690 – Topics in Statistical Computing
Statistical Procedures for Reconciling Time Series of Large Systems of Accounts Subject to Low-Frequency Benchmarks
Baoline Chen
Bureau of Economic Analysis
Tommaso Di Fonzo
National Institute for Statistics
Marco Marini
International Monetary Fund
In this paper we study statistical procedures to reconcile large systems of annual time series subject to low-frequency benchmarks (e.g. available every five years). Our aim is to reconcile the preliminary levels of the series such that they (i) are consistent with the low-frequency benchmarks available, (ii) fulfill all the accounting relationships for any given year, and (iii) show movements that are as close as possible to the preliminary information.

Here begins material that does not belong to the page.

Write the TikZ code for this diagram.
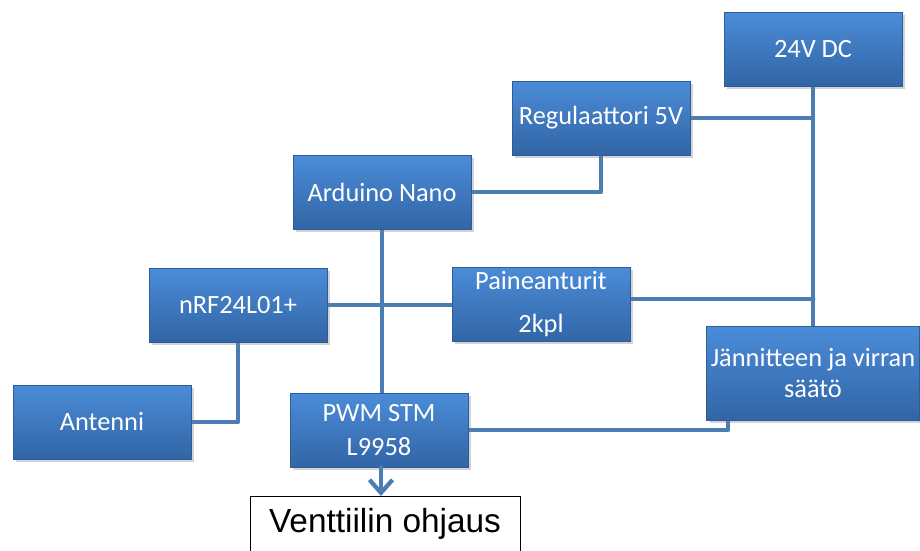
\documentclass[tikz,border=0pt]{standalone}
\usepackage{fontspec}
\setmainfont{Carlito}
\newfontfamily\arialfont{Liberation Sans}
\usetikzlibrary{arrows.meta,shadows,backgrounds}
\definecolor{boxtop}{HTML}{4B8CD8}
\definecolor{boxbot}{HTML}{3265A6}
\definecolor{boxedge}{HTML}{2C5C99}
\definecolor{wire}{HTML}{4C7CB4}
\begin{document}
\begin{tikzpicture}[x=0.02cm, y=-0.02cm,
    block/.style={rectangle, top color=boxtop, bottom color=boxbot, draw=boxedge,
      text=white, font=\fontsize{15}{18}\selectfont, align=center,
      minimum width=3.56cm, minimum height=1.48cm, inner sep=0pt,
      drop shadow={shadow xshift=0.6mm, shadow yshift=-0.6mm, opacity=0.35}},
    wire/.style={draw=wire, line width=2.4pt, line cap=round, line join=round},
    outbox/.style={rectangle, draw=black, fill=white, font=\arialfont\fontsize{19}{22}\selectfont,
      minimum width=5.4cm, minimum height=1.12cm, inner sep=0pt}]
  \useasboundingbox (0,0) rectangle (920,551);

  % Blocks
  \node[block] (dc) at (813,49) {24V DC};
  \node[block] (reg) at (601,118) {Regulaattori 5V};
  \node[block] (ard) at (382,192) {Arduino Nano};
  \node[block] (nrf) at (238,305) {nRF24L01+};
  \node[block] (pai) at (541,304) {Paineanturit\\[6pt]2kpl};
  \node[block] (ant) at (102,422) {Antenni};
  \node[block] (pwm) at (379,430) {PWM STM\\[1pt]L9958};
  \node[block, minimum width=4.26cm, minimum height=1.88cm] (jan) at (813,373)
    {J\"annitteen ja virran\\s\"a\"at\"o};

  % Output
  \node[outbox, anchor=north] (vent) at (385,496) {Venttiilin ohjaus};

  % Wires behind the blocks
  \begin{scope}[on background layer]
    \draw[wire] (dc) -- (jan);
    \draw[wire] (reg) -- (reg -| dc);
    \draw[wire] (reg) |- (ard);
    \draw[wire] (pai.east) ++(0,-5) -- ++(183,0);
    \draw[wire] (nrf) -- (nrf -| pai);
    \draw[wire] (nrf) |- (ant);
    \draw[wire] (pwm) -| ([xshift=-85*0.02cm]jan.south);
    \draw[wire] (ard) -- (ard |- pwm);
  \end{scope}
  \draw[wire, -{Straight Barb[length=2.6mm, width=4.6mm, line width=2.4pt]}]
    ([xshift=-0.02cm]ard.south |- pwm.south) -- ([xshift=-0.02cm]ard.south |- vent.north);
\end{tikzpicture}
\end{document}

We propose to solve this kind of problems using a simultaneous least-squares procedure based on the proportional first difference (PFD) criterion, a movement preservation principle proposed by Denton (1971). However, we suggest that a pure proportional adjustment is adopted for series with breaks and high volatility that deteriorate the meaningfulness of growth rates. We apply this procedure for reconciling the 1998-2002 U.S. annual input-output accounts, GDP-by-industry accounts and expenditure-basedGDP, subject to the 1997 and 2002 quinquennial benchmarks and all contemporaneous constraints of the input-output accounts for the in-between years.